A bi-level model and solution methods for partial interdiction problem on capacitated hierarchical facilities

•The paper provides a mixed integer bi-level programming model for partial interdiction of nested capacitated hierarchical facilities.•Interdictor has budget limitation and different levels of interdiction will incur different facilities' capacity lost.•A new heuristic algorithm is developed to solve mixed integer bi-level programming.•Numerical studies are conducted to test the model and the heuristic algorithms. Due to the importance of gaining high levels of customer satisfaction in today's competitive world, making appropriate decisions in the face of malicious attacks is valued highly by many organizations. In this paper, to predict and handle the destructive effects of an intentional attack on capacitated nested hierarchical facilities, a bi-level partial interdiction problem is proposed.

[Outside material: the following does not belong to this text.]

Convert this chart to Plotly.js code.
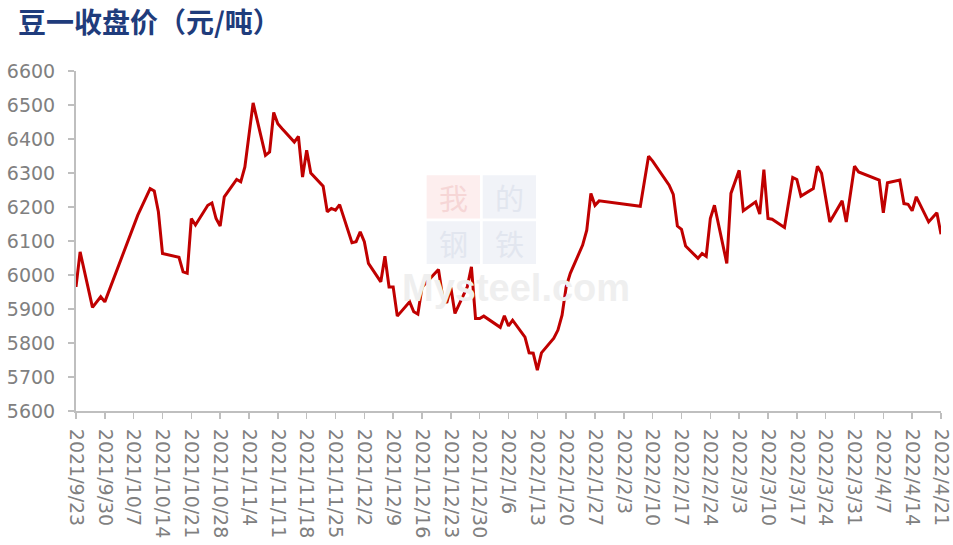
<!DOCTYPE html>
<html>
<head>
<meta charset="utf-8">
<script src="https://cdn.plot.ly/plotly-3.0.1.min.js"></script>
<style>
  html, body { margin: 0; padding: 0; background: #ffffff; }
  #chart { width: 953px; height: 545px; }
</style>
</head>
<body>
<div id="chart"></div>
<script>
// ---- Data ----
const chartTitle = "豆一收盘价（元/吨）";

const dates = [
  "2021-09-23","2021-09-24","2021-09-27","2021-09-29","2021-09-30",
  "2021-10-08","2021-10-11","2021-10-12","2021-10-13","2021-10-14",
  "2021-10-18","2021-10-19","2021-10-20","2021-10-21","2021-10-22",
  "2021-10-25","2021-10-26","2021-10-27","2021-10-28","2021-10-29",
  "2021-11-01","2021-11-02","2021-11-03","2021-11-05",
  "2021-11-08","2021-11-09","2021-11-10","2021-11-11","2021-11-12",
  "2021-11-15","2021-11-16","2021-11-17","2021-11-18","2021-11-19",
  "2021-11-22","2021-11-23","2021-11-24","2021-11-25","2021-11-26",
  "2021-11-29","2021-11-30","2021-12-01","2021-12-02","2021-12-03",
  "2021-12-06","2021-12-07","2021-12-08","2021-12-09","2021-12-10",
  "2021-12-13","2021-12-14","2021-12-15","2021-12-16","2021-12-17",
  "2021-12-20","2021-12-21","2021-12-22","2021-12-23","2021-12-24",
  "2021-12-27","2021-12-28","2021-12-29","2021-12-30","2021-12-31",
  "2022-01-04","2022-01-05","2022-01-06","2022-01-07",
  "2022-01-10","2022-01-11","2022-01-12","2022-01-13","2022-01-14",
  "2022-01-17","2022-01-18","2022-01-19","2022-01-20","2022-01-21",
  "2022-01-24","2022-01-25","2022-01-26","2022-01-27","2022-01-28",
  "2022-02-07","2022-02-09","2022-02-10",
  "2022-02-14","2022-02-15","2022-02-16","2022-02-17","2022-02-18",
  "2022-02-21","2022-02-22","2022-02-23","2022-02-24","2022-02-25",
  "2022-02-28","2022-03-01","2022-03-03","2022-03-04",
  "2022-03-07","2022-03-08","2022-03-09","2022-03-10","2022-03-11",
  "2022-03-14","2022-03-16","2022-03-17","2022-03-18",
  "2022-03-21","2022-03-22","2022-03-23","2022-03-25",
  "2022-03-28","2022-03-29","2022-03-31","2022-04-01",
  "2022-04-06","2022-04-07","2022-04-08",
  "2022-04-11","2022-04-12","2022-04-13","2022-04-14","2022-04-15",
  "2022-04-18","2022-04-20","2022-04-21"
];

const closePrices = [
  5965,6068,5905,5936,5921,
  6176,6254,6247,6186,6063,
  6052,6009,6005,6166,6147,
  6205,6212,6166,6144,6230,
  6281,6274,6318,6506,
  6352,6362,6478,6445,6431,
  6391,6408,6288,6367,6300,
  6261,6186,6196,6191,6207,
  6095,6098,6127,6098,6034,
  5980,6055,5965,5965,5879,
  5921,5892,5885,5964,5977,
  6016,5936,5918,5963,5887,
  5965,6024,5872,5872,5879,
  5846,5880,5850,5867,
  5817,5771,5770,5720,5771,
  5814,5838,5882,5965,6005,
  6088,6132,6240,6205,6218,
  6202,6349,6335,
  6264,6237,6144,6134,6085,
  6049,6063,6055,6166,6205,
  6034,6240,6308,6189,
  6215,6179,6310,6166,6164,
  6140,6287,6281,6232,
  6254,6320,6299,6156,
  6218,6156,6320,6303,
  6279,6183,6271,
  6279,6210,6208,6189,6230,
  6156,6183,6120
];

const xRange = ["2021-09-23", "2022-04-21"];
const yRange = [5600, 6600];
const yTickStep = 100;
const xTickStart = "2021-09-23";
const xTickDays = 7;

// ---- Chart ----
const axisGray = "#bfbfbf";
const labelGray = "#808080";
const tickFont = { family: "DejaVu Sans, sans-serif", size: 19, color: labelGray };

const trace = {
  type: "scatter",
  mode: "lines",
  x: dates,
  y: closePrices,
  line: { color: "#C00000", width: 3 },
  hoverinfo: "x+y"
};

const wmChar = { family: "Noto Sans CJK SC", size: 29, color: "#e2e6ef" };

const layout = {
  width: 953,
  height: 545,
  paper_bgcolor: "#ffffff",
  plot_bgcolor: "#ffffff",
  margin: { l: 76, r: 12, t: 71, b: 134, pad: 0 },
  showlegend: false,
  title: {
    text: "<b>" + chartTitle + "</b>",
    font: { family: "Noto Sans CJK SC, sans-serif", size: 28, color: "#1f3c7c" },
    xref: "container", yref: "container",
    x: 18 / 953, xanchor: "left",
    y: 1 - 23 / 545, yanchor: "middle"
  },
  xaxis: {
    type: "date",
    range: xRange,
    tick0: xTickStart,
    dtick: xTickDays * 86400000,
    tickformat: "%Y/%-m/%-d",
    tickangle: 90,
    ticks: "outside",
    ticklen: 6,
    tickwidth: 1.5,
    tickcolor: axisGray,
    showline: true,
    linecolor: axisGray,
    linewidth: 2,
    showgrid: false,
    zeroline: false,
    tickfont: tickFont,
    ticklabelstandoff: 6
  },
  yaxis: {
    range: yRange,
    tick0: yRange[0],
    dtick: yTickStep,
    ticks: "outside",
    ticklen: 6,
    tickwidth: 1.5,
    tickcolor: axisGray,
    showline: true,
    linecolor: axisGray,
    linewidth: 2,
    showgrid: false,
    zeroline: false,
    tickfont: tickFont,
    ticklabelstandoff: 9
  },
  shapes: [
    { type: "rect", xref: "paper", yref: "paper", x0: 0.4054, x1: 0.4671, y0: 0.5663, y1: 0.6935,
      fillcolor: "#fdeeee", line: { width: 0 }, layer: "below" },
    { type: "rect", xref: "paper", yref: "paper", x0: 0.4702, x1: 0.5318, y0: 0.5663, y1: 0.6935,
      fillcolor: "#f1f3f8", line: { width: 0 }, layer: "below" },
    { type: "rect", xref: "paper", yref: "paper", x0: 0.4054, x1: 0.4671, y0: 0.432, y1: 0.5583,
      fillcolor: "#f1f3f8", line: { width: 0 }, layer: "below" },
    { type: "rect", xref: "paper", yref: "paper", x0: 0.4702, x1: 0.5318, y0: 0.432, y1: 0.5583,
      fillcolor: "#f1f3f8", line: { width: 0 }, layer: "below" }
  ],
  annotations: [
    { text: "我", xref: "paper", yref: "paper", x: 0.4362, y: 0.630, showarrow: false,
      font: { family: "Noto Sans CJK SC", size: 29, color: "#f6d6d6" } },
    { text: "的", xref: "paper", yref: "paper", x: 0.5010, y: 0.630, showarrow: false, font: wmChar },
    { text: "钢", xref: "paper", yref: "paper", x: 0.4362, y: 0.495, showarrow: false, font: wmChar },
    { text: "铁", xref: "paper", yref: "paper", x: 0.5010, y: 0.495, showarrow: false, font: wmChar },
    { text: "<b>Mysteel.com</b>", xref: "paper", yref: "paper", x: 0.509, y: 0.362, showarrow: false,
      font: { family: "Liberation Sans, Arial", size: 38, color: "#efefef" } }
  ]
};

Plotly.newPlot("chart", [trace], layout, { displayModeBar: false, staticPlot: true });
</script>
</body>
</html>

In this problem, there is an interdictor who can attack facilities partially in different levels. Subsequently, the system defender could respond to the customers’ demand in two different ways, namely through the remaining system facilities and the outsourcing option. The goal of the defender is to minimize the satisfaction cost of all customers’ demand under the interdictor's attacking scenario. This problem can be modeled as a bi-level programming model in which an interdictor and the system defender play the role of the leader and the follower, respectively. Due to the inherent complexity of the bi-level programming models, we develop a heuristic approach, namely “FDS”, to obtain near optimal solutions within a reasonable running time. In each iteration of the FDS, an interdiction scenario is produced heuristically and, thereupon CPLEX solver is called to solve the lower level of the model. To evaluate the effectiveness of the proposed model, a comparison between the cost of customers’ demand satisfaction in both absence and presence of the bi-level model is drawn. Computational results show that for those instances in which the optimal solutions are available, the proposed model can, on average, achieve a saving of 7.94%.